In the late summer of 1943, Weidner and Chait expanded the escape line to reach as far north as the occupied Netherlands and as far south as Spain. Weidner, Chait and another Belgian refugee named Jacques Rens acted as leaders of this expanded network, known as Dutch-Paris. They established bases for the escape line in Brussels, Paris and Toulouse by joining forces with local resisters who were already doing rescue work in those cities. In Belgium they worked with Chait's contact Benno Nijkerk, who was a leader of both the CDJ there and a Dutch rescue group called the Comité tot steun voor Nederlandsche oorlogsschlachtoffers in België (Committee for the Support of Dutch War Victims in Belgium).

Dutch-Paris helped anyone who needed help to escape from the Nazis. This included Jews, civilians evading the forced labor draft, civilians who wanted to join the Allies, known as Engelandvaarders, downed Allied airmen and resisters. They supported Jews hiding in occupied France and Belgium. They also smuggled fugitives into neutral Switzerland or into neutral Spain.

Weidner was the official “chef du réseau”, but Chait had as much authority to make decisions on the spot and travelled as much as Weidner or Rens. He spent the next year, until after the liberation of Belgium, constantly circulating through occupied France and Belgium on Dutch-Paris business. He carried microfilms for the Dutch Resistance's intelligence line, known as the Swiss Way, as well as documents for a number of other resistance groups and personal letters for individuals. He also carried large amounts of cash across borders. He did not carry a gun.

Chait also guided civilians and Allied aviators on all or part of their journeys to Switzerland or Spain. He took responsibility for fugitives of particular interest to the occupation authorities such as Bram van der Stok and Gerrit Jan van Heuven Goedhart. He also oversaw the escape line's work in Toulouse and the Pyrenees to get Allied aviators into Spain, including negotiating with local guides and finding hiding places when snow temporarily closed the passes in the mountains. Because he knew so much and carried such incriminating documents, Chait created his own network of safe houses and routes that was separate from those used for the fugitives. For example, he crossed the Franco-Belgian border in the town of Quiévrain by sidling along the outside of a foot bridge filled with barbed wire. Chait demonstrated this crossing in a 1967 TV documentary, Weg naar de vrijheid, meer dan 1080.

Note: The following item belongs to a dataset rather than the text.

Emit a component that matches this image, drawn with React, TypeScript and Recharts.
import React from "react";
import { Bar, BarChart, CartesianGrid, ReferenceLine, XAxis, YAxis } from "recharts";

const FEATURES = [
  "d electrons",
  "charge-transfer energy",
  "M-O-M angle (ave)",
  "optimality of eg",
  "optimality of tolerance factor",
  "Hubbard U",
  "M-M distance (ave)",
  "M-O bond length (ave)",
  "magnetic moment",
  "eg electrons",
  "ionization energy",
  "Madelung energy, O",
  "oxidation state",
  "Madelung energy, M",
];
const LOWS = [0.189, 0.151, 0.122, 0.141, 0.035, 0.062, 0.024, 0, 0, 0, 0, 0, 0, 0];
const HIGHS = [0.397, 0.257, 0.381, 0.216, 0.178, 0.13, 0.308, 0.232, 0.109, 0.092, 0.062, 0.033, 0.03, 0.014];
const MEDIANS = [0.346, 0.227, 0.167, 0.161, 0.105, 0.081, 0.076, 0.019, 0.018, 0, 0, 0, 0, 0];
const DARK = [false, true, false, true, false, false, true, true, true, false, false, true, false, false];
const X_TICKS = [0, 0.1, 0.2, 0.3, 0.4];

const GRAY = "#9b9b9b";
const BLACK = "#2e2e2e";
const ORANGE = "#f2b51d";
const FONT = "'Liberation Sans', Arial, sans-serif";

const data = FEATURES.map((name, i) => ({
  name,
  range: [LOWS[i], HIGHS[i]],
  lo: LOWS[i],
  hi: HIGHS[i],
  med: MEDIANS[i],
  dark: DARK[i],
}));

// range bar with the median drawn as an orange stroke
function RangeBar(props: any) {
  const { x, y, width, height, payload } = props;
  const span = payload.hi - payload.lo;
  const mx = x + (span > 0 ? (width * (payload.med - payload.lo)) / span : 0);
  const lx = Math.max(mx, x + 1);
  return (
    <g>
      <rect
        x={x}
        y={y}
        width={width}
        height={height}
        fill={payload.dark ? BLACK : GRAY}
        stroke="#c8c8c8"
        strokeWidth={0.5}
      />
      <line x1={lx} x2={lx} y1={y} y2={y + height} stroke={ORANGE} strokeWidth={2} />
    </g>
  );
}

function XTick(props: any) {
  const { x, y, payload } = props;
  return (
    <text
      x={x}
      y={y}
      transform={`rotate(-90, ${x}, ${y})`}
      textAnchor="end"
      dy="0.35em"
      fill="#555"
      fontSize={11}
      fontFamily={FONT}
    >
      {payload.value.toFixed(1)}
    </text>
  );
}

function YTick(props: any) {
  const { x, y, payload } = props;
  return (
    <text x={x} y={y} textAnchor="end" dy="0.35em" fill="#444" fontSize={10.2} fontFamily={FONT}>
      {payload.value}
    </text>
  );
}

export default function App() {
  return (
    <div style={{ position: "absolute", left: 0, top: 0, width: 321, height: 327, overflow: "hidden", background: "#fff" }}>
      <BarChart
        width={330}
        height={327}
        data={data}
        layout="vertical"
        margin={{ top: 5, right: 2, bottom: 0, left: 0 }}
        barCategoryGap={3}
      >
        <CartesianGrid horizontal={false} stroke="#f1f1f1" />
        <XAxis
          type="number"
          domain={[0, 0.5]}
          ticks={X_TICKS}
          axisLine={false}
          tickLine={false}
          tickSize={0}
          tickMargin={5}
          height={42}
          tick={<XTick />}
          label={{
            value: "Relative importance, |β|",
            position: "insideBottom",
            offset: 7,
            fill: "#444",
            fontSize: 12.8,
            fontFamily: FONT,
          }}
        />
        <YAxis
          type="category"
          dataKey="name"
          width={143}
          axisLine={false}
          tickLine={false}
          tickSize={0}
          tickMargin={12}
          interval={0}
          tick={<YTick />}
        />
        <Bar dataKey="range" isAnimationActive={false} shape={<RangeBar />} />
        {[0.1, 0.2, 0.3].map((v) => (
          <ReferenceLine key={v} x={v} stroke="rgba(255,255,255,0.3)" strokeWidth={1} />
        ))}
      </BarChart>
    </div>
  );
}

This separate web of safehouses allowed Chait to avoid arrest when the German authorities started rounding up many Dutch-Paris resisters who worked on the aviator escape line in February 1944. The arrests continued until June 1944, during which time Chait worked to restructure the line so that Dutch-Paris could continue its rescue work. He also helped some of his colleagues to get away from prisons and detention camps. After Weidner and Rens escaped from the Milice (French paramilitary collaborators) prison in Toulouse in May 1944, for example, Chait orchestrated their disappearance from the city and evasion of the police manhunt. He also arranged to ransom three Dutch Jews out of the Vichy internment camp of Noé in July 1944.

==Post-war==
Chait's illegal rescue work ended when the Liberation of Belgium in September 1944 made Dutch-Paris unnecessary. From late 1944 until mid-1946, he worked with Weidner in the temporary “Netherlands Security Service” based in Paris. The service had the authority to uncover Dutch collaborators hiding in Belgium and France and to find and assist Dutch resisters in those countries. Chait used those resources to investigate the arrests within Dutch-Paris and to help returning resisters. In recognition of his actions to help fugitives such as Jews and downed Allied aviators escape from the Nazis, Chait was awarded the Dutch Ridder in de Orde van Oranje-Nassau; the Belgian Chevalier de l'Ordre de Leopold II avec Palme, Croix de Guerre 1940 and Medaille de la Résistance and the American Medal of Freedom.

In 1947, Chait returned to the family business of importing and exporting timber.
On February 8, 1975, Chait died. He was buried in the Jewish cemetery in Rotterdam by his colleagues from the Resistance and their children.